(Plotting code records)
····················

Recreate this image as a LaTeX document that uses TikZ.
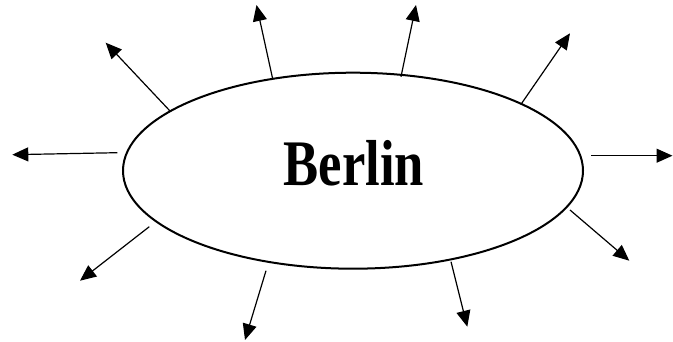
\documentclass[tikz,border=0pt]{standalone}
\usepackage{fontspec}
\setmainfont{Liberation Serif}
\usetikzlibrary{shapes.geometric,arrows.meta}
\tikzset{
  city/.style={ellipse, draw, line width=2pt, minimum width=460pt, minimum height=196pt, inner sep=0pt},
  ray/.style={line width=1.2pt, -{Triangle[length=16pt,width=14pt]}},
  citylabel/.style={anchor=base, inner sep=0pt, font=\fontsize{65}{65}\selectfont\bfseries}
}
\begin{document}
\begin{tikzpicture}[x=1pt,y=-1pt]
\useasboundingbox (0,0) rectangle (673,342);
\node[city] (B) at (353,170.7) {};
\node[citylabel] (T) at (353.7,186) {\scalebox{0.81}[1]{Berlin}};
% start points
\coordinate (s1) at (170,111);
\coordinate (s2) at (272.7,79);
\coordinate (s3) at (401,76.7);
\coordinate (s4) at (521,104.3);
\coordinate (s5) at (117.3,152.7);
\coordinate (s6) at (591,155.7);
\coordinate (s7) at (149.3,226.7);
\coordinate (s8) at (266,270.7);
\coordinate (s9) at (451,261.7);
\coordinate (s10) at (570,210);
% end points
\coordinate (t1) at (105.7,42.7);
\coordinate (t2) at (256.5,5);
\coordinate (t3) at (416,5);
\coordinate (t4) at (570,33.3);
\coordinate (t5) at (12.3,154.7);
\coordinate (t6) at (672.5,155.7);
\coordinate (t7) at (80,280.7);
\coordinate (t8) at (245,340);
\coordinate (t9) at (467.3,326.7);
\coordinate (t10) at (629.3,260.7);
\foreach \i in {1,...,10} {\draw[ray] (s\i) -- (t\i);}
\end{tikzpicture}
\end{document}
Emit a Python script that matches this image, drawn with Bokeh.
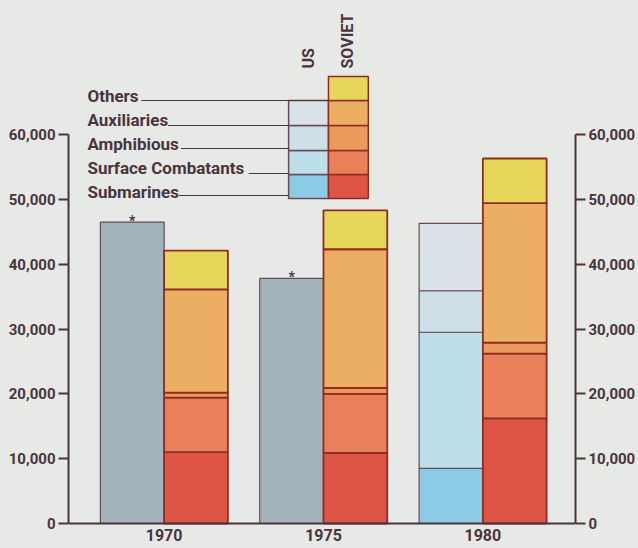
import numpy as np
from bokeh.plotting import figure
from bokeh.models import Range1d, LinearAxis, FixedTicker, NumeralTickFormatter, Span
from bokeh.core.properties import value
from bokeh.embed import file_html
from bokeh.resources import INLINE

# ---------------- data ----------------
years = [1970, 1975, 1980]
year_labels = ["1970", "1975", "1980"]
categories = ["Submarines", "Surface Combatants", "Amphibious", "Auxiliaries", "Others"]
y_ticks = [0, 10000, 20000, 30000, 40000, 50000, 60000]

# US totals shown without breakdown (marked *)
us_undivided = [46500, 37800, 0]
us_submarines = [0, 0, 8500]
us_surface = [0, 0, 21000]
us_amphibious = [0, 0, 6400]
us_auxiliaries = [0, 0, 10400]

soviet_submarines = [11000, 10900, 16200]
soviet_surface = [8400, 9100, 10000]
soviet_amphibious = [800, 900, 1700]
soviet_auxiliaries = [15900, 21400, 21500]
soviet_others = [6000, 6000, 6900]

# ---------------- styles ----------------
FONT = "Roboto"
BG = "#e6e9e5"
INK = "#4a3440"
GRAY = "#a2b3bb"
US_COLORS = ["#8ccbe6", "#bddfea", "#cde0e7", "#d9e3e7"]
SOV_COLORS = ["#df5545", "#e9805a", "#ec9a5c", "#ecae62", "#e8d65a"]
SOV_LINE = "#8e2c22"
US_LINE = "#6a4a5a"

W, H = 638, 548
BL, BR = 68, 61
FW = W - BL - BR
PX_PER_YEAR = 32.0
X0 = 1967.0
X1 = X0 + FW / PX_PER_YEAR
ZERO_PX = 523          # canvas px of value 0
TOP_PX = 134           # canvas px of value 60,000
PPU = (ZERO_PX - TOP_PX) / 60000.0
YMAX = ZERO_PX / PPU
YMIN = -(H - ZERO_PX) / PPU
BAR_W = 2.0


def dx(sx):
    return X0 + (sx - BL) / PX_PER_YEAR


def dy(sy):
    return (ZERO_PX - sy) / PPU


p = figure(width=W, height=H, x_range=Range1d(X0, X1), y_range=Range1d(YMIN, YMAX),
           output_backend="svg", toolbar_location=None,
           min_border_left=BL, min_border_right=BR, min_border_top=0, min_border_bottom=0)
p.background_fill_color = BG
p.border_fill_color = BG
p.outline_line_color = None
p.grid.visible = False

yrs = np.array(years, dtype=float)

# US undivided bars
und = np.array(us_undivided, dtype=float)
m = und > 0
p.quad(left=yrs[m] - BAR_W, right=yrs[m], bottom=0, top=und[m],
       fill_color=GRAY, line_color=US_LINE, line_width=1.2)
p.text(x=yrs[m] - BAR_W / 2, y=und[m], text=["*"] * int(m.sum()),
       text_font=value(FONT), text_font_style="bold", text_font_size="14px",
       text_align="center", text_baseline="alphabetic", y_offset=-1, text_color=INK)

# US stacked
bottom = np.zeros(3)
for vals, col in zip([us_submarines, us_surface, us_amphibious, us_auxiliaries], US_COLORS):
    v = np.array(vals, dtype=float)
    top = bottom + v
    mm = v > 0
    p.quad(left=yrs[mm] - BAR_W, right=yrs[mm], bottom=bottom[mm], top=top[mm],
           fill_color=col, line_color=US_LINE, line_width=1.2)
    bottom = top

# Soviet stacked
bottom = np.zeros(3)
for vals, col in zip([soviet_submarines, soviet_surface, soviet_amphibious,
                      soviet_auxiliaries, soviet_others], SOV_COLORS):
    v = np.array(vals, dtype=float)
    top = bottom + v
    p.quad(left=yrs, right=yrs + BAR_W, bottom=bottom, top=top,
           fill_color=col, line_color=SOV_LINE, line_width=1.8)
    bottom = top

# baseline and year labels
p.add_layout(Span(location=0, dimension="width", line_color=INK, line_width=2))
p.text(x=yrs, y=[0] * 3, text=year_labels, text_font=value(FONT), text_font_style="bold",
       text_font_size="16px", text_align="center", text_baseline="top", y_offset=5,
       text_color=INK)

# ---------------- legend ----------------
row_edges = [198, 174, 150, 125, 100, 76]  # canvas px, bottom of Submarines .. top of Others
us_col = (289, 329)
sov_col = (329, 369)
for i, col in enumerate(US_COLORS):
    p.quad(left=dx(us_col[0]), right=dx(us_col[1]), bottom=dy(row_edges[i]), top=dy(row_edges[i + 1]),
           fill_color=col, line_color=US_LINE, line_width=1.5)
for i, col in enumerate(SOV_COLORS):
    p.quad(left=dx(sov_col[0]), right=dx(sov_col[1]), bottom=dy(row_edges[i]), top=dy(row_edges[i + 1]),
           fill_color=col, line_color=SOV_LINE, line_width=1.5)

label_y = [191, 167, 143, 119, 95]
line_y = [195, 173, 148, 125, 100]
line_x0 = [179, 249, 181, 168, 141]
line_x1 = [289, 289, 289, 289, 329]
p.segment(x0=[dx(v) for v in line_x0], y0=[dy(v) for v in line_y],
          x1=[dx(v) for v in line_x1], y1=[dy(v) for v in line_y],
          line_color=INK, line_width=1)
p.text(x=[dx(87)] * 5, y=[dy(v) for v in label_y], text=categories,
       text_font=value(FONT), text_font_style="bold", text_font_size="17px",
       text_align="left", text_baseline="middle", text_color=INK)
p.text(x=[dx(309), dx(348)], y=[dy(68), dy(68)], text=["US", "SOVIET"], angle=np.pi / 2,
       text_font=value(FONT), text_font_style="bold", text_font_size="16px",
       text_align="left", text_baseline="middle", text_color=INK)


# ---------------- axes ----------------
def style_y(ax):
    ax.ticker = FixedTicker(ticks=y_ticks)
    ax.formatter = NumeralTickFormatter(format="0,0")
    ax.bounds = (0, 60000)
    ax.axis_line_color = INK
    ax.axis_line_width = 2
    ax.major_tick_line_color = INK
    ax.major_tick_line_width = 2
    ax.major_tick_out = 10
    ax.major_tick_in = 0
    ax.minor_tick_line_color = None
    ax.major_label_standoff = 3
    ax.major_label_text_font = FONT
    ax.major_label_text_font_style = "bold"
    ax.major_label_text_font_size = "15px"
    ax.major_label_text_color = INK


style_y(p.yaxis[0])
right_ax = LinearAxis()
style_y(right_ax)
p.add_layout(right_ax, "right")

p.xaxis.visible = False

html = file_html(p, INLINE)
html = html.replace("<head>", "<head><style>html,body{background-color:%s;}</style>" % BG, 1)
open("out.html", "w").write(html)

····················

## Set task
Omit all pictures and repeat exactly the lines from the one containing "Emit a Python" through the one containing "y_ticks = [0, 10000, 20000, 30000, 40000, 50000, 60000]", ends included, with nothing added.

## The result
Emit a Python script that matches this image, drawn with Bokeh.
import numpy as np
from bokeh.plotting import figure
from bokeh.models import Range1d, LinearAxis, FixedTicker, NumeralTickFormatter, Span
from bokeh.core.properties import value
from bokeh.embed import file_html
from bokeh.resources import INLINE

# ---------------- data ----------------
years = [1970, 1975, 1980]
year_labels = ["1970", "1975", "1980"]
categories = ["Submarines", "Surface Combatants", "Amphibious", "Auxiliaries", "Others"]
y_ticks = [0, 10000, 20000, 30000, 40000, 50000, 60000]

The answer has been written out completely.